Les Temps Modernes

J’ai revu il y a peu, et pour la énième fois, Les Temps Modernes de Charlie Chaplin. Et j’ai, encore une fois, constaté à quel point ce film est un chef d’œuvre absolu du cinéma mondial. Bien sûr, c’est une dénonce sans équivoque des sociétés capitalistes et industrialisées, du taylorisme, de l’aliénation au travail, de l’injustice réservée aux plus démunis — Chaplin est aussi un témoin de son temps et nous sommes ici dans une Amérique qui se relève difficilement du crash boursier de 1929 — mais c’est aussi un film incroyablement drôle : les scènes de Charlot prisonnier des rouages du monde moderne ; la scène des patins à roulettes à l’aveugle dans les grands magasins ; la machine à faire manger l’ouvrier pendant qu’il travaille pour ne pas perdre de productivité ... Bref un chef d’œuvre. 

Toutefois, ce qui, à mon sens, donne une dimension supérieure à ce film, c’est l’usage que fait Chaplin du contraste muet/parlant. Nous sommes en 1936 et depuis 1928 le cinéma parlant a fait son apparition. Celui-ci a signé la fin de nombreuses carrières de cinéastes et acteurs. Les Temps Modernes n’est pas vraiment un film muet mais ce n’est pas non plus un film parlant. Le jeu des acteurs, la construction des scènes, le scénario, les cartons pour raconter l’intrigue et transcrire les dialogues appartiennent vraiment au cinéma muet. Mais lorsque le patron de l’usine s’adresse à ses ouvriers, à travers un écran géant par lequel il les voit tous (même dans les toilettes) — Big Brother n’est pas très loin ... — il le fait en parlant et c’est sa voix que nous entendons, à travers un écran dans l’écran. Car quand celui-ci apparaît dans une scène, ses paroles sont aussi muettes que celles des autres. Chaplin accepte le passage au parlant, mais il en fixe les règles et il décide, en conscience, de l’usage qu’il en fait.
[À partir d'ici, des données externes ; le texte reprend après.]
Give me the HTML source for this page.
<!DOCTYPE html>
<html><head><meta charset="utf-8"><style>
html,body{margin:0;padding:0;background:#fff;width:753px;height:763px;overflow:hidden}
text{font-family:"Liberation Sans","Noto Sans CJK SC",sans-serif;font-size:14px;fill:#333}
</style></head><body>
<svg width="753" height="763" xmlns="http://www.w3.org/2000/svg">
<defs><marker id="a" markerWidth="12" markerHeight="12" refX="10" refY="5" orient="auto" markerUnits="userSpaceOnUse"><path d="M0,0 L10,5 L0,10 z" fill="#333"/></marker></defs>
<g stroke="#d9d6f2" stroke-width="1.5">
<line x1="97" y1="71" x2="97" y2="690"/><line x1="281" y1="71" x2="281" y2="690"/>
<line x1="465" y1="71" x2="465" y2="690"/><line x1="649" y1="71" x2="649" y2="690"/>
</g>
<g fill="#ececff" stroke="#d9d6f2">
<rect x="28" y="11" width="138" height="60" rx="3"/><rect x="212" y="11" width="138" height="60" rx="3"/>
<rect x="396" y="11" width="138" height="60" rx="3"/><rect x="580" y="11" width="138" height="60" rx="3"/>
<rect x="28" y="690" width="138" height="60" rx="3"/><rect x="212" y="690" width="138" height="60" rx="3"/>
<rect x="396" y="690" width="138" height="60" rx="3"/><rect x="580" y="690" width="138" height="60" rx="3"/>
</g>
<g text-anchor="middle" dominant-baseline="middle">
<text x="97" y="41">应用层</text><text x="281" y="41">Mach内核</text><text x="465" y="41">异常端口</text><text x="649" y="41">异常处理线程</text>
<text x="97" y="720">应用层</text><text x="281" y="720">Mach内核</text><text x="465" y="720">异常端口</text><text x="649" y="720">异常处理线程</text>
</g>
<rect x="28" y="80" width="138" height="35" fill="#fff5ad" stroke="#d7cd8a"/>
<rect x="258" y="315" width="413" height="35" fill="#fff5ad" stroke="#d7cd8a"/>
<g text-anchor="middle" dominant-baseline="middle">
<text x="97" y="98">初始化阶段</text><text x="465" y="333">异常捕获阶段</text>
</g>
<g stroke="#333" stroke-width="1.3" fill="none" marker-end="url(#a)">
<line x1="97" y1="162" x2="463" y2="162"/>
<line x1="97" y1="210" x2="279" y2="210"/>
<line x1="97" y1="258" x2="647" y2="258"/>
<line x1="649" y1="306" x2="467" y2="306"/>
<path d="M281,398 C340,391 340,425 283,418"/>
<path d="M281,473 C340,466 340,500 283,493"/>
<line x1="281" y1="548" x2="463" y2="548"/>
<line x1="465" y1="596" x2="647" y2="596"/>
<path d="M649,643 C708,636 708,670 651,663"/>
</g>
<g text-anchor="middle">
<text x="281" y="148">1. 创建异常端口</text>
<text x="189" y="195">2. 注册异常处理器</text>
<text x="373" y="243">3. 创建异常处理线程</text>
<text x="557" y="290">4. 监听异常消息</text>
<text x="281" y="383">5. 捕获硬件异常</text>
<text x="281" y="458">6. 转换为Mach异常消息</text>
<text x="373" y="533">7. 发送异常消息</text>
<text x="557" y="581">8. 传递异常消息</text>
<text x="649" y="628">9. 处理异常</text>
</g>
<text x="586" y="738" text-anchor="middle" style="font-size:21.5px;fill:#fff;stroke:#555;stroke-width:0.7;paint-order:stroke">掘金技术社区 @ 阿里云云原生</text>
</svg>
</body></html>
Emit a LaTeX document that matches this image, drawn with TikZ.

A la fin du film, il y a cette scène anthologique où Charlot chante et danse dans un cabaret. Cette scène est « sonore ». Nous entendons, pour la première fois, la voix de Charlot qui interprète une chanson. A ceci près (encore sa maîtrise des outils qu’il utilise) que Charlot a perdu en dansant les paroles de la chanson qu’il avait écrites sur ses manchettes. Il improvise donc et nous raconte une histoire en chantant... n’importe quoi. Il chante un charabia sans aucun sens mais sa gestuelle (héritée du muet) nous décrit parfaitement l’histoire hilarante qu’il raconte. Ainsi, Chaplin nous montre sa maîtrise, son choix, son intention et surtout sa démonstration que le parlant n’est pas toujours plus clair que le muet et qu’il ne faut pas oublier tout ce qui passe autrement que par le son.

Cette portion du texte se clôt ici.